(Given information):

◆ ◆ ◆ ◆ ◆ ◆ ◆

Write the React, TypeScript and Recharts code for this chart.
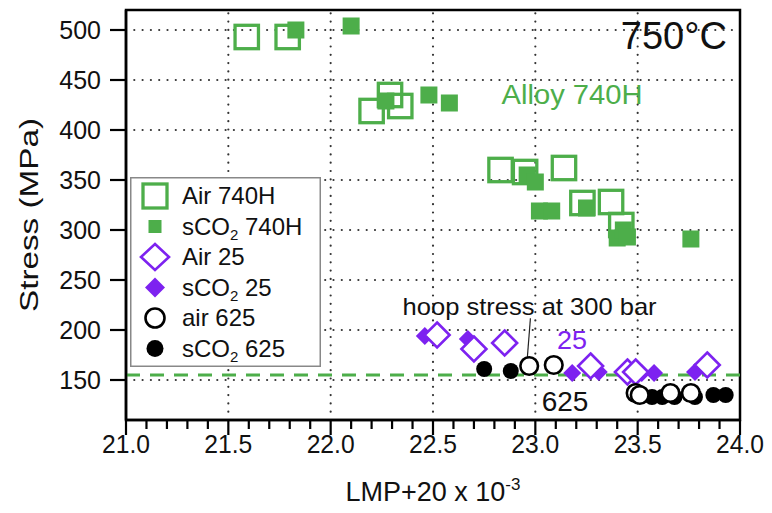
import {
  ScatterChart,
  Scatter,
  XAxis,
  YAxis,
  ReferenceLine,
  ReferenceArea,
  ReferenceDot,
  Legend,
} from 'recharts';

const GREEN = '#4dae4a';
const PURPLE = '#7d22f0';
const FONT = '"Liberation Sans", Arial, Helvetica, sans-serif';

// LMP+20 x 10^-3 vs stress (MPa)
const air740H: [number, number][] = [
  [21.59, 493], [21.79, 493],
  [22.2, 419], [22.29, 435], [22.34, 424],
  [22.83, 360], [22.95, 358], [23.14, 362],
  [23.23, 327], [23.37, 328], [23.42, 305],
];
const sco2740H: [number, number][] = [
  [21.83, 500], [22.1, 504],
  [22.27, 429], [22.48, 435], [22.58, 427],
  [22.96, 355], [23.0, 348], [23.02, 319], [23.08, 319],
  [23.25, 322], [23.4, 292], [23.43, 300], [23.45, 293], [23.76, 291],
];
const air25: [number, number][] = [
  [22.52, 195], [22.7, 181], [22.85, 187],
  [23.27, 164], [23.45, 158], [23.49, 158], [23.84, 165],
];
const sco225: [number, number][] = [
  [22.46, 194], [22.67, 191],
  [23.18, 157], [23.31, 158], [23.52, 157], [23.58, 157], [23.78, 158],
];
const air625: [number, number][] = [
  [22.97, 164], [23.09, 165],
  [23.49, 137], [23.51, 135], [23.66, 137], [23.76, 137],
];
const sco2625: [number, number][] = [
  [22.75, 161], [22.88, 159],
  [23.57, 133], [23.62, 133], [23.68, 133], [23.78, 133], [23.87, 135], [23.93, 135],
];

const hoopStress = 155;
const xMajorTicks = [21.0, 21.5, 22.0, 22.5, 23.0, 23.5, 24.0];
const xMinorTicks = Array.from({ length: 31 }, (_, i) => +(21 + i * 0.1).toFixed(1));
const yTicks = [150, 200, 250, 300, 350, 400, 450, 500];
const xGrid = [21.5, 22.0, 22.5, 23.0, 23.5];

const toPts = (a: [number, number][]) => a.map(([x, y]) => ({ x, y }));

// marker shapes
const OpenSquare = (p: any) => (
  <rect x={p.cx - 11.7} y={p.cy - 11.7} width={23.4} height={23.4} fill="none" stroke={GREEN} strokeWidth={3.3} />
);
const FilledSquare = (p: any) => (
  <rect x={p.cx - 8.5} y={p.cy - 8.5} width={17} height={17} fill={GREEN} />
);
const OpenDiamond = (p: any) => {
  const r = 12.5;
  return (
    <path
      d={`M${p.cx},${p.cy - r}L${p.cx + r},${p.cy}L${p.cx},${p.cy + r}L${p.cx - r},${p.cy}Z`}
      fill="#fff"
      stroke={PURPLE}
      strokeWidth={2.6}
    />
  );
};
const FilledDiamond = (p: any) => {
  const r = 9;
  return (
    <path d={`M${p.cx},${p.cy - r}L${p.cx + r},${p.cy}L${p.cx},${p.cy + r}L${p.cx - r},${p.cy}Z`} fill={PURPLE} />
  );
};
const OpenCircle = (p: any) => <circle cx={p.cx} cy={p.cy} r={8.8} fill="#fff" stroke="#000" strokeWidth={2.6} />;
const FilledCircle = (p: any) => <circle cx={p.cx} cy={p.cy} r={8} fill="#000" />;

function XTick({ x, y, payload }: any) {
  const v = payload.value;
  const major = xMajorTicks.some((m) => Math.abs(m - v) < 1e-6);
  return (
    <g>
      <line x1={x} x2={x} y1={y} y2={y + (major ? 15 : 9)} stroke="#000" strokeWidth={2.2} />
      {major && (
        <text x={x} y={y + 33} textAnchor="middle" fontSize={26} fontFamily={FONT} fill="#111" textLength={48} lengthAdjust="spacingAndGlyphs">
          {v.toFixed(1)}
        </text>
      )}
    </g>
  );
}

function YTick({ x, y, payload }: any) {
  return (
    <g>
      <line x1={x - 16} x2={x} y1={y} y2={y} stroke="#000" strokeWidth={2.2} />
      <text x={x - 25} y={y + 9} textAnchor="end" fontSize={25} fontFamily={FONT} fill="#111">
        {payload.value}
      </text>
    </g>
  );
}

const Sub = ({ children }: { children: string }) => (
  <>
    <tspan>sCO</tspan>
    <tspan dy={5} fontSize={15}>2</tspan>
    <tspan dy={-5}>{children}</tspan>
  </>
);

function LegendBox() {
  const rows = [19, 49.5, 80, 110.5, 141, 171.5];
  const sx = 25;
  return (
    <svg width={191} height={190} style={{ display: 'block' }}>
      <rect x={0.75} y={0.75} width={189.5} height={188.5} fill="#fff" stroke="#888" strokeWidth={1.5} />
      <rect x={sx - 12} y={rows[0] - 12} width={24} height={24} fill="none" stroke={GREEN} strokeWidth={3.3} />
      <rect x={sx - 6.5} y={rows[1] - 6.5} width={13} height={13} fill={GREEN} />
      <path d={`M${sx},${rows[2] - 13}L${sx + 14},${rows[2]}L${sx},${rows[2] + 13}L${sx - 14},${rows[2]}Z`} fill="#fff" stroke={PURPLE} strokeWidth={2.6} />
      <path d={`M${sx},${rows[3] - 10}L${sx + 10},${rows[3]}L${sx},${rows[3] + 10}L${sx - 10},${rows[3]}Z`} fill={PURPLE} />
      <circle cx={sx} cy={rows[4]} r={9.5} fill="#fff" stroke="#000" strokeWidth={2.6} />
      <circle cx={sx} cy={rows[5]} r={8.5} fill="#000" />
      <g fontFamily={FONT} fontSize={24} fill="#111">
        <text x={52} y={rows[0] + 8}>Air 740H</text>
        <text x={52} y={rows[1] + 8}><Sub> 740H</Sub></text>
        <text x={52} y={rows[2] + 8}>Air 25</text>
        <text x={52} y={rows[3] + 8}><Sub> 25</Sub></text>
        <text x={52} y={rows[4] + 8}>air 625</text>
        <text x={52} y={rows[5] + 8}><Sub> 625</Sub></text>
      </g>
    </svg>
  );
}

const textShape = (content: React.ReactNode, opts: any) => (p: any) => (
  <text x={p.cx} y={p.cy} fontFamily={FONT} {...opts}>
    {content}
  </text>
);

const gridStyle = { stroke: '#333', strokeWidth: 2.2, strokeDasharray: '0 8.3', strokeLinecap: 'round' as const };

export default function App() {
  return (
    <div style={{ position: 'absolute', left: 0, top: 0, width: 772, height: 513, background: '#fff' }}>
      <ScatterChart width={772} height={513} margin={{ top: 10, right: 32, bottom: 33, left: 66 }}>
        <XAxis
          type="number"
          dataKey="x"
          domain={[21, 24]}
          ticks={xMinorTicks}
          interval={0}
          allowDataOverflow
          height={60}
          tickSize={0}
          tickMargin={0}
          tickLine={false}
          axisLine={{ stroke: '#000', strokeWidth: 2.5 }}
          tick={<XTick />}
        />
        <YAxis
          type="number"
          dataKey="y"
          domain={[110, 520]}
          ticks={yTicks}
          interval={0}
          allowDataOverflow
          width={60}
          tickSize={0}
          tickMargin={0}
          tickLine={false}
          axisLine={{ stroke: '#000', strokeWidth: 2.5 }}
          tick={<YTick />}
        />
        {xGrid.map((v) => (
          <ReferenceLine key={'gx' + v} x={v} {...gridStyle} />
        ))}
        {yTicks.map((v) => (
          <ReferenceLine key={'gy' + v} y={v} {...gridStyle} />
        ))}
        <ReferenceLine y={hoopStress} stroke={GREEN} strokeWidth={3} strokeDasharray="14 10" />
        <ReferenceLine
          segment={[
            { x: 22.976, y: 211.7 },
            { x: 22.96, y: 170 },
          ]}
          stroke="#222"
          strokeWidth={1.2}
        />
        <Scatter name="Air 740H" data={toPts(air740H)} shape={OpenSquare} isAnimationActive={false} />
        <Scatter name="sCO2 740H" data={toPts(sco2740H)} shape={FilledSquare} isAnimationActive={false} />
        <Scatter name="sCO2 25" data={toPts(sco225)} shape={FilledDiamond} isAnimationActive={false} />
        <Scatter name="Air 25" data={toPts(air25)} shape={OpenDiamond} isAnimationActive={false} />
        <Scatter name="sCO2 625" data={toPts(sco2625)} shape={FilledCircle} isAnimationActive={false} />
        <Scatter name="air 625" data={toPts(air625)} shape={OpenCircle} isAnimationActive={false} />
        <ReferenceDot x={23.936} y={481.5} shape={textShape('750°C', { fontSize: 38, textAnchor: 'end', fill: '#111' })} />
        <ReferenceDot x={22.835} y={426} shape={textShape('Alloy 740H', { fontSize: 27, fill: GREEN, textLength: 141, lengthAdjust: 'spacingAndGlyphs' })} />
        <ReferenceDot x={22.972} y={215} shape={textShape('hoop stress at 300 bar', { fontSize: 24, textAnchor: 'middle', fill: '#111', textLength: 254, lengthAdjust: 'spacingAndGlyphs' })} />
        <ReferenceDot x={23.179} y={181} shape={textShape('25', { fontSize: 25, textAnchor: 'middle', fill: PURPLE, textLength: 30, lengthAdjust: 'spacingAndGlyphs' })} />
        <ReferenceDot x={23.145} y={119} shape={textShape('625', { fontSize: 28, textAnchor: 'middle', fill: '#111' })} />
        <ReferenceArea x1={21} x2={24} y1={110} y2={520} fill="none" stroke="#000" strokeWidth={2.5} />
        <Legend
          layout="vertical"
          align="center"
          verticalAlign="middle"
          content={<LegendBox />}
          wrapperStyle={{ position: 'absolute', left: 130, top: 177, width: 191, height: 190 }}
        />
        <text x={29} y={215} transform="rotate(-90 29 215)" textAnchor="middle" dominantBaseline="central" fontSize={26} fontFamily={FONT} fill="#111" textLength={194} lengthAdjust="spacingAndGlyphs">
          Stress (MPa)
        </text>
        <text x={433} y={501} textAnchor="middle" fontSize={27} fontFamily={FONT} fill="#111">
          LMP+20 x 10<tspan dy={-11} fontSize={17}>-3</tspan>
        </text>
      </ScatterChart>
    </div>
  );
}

◆ ◆ ◆ ◆ ◆ ◆ ◆

(Directions for this task): Return nothing but the lines running from the start of the data to the line with "const toPts = (a: [number, number][])", please, both ends included and no pictures.

(Completed exercise):
Write the React, TypeScript and Recharts code for this chart.
import {
  ScatterChart,
  Scatter,
  XAxis,
  YAxis,
  ReferenceLine,
  ReferenceArea,
  ReferenceDot,
  Legend,
} from 'recharts';

const GREEN = '#4dae4a';
const PURPLE = '#7d22f0';
const FONT = '"Liberation Sans", Arial, Helvetica, sans-serif';

// LMP+20 x 10^-3 vs stress (MPa)
const air740H: [number, number][] = [
  [21.59, 493], [21.79, 493],
  [22.2, 419], [22.29, 435], [22.34, 424],
  [22.83, 360], [22.95, 358], [23.14, 362],
  [23.23, 327], [23.37, 328], [23.42, 305],
];
const sco2740H: [number, number][] = [
  [21.83, 500], [22.1, 504],
  [22.27, 429], [22.48, 435], [22.58, 427],
  [22.96, 355], [23.0, 348], [23.02, 319], [23.08, 319],
  [23.25, 322], [23.4, 292], [23.43, 300], [23.45, 293], [23.76, 291],
];
const air25: [number, number][] = [
  [22.52, 195], [22.7, 181], [22.85, 187],
  [23.27, 164], [23.45, 158], [23.49, 158], [23.84, 165],
];
const sco225: [number, number][] = [
  [22.46, 194], [22.67, 191],
  [23.18, 157], [23.31, 158], [23.52, 157], [23.58, 157], [23.78, 158],
];
const air625: [number, number][] = [
  [22.97, 164], [23.09, 165],
  [23.49, 137], [23.51, 135], [23.66, 137], [23.76, 137],
];
const sco2625: [number, number][] = [
  [22.75, 161], [22.88, 159],
  [23.57, 133], [23.62, 133], [23.68, 133], [23.78, 133], [23.87, 135], [23.93, 135],
];

const hoopStress = 155;
const xMajorTicks = [21.0, 21.5, 22.0, 22.5, 23.0, 23.5, 24.0];
const xMinorTicks = Array.from({ length: 31 }, (_, i) => +(21 + i * 0.1).toFixed(1));
const yTicks = [150, 200, 250, 300, 350, 400, 450, 500];
const xGrid = [21.5, 22.0, 22.5, 23.0, 23.5];

const toPts = (a: [number, number][]) => a.map(([x, y]) => ({ x, y }));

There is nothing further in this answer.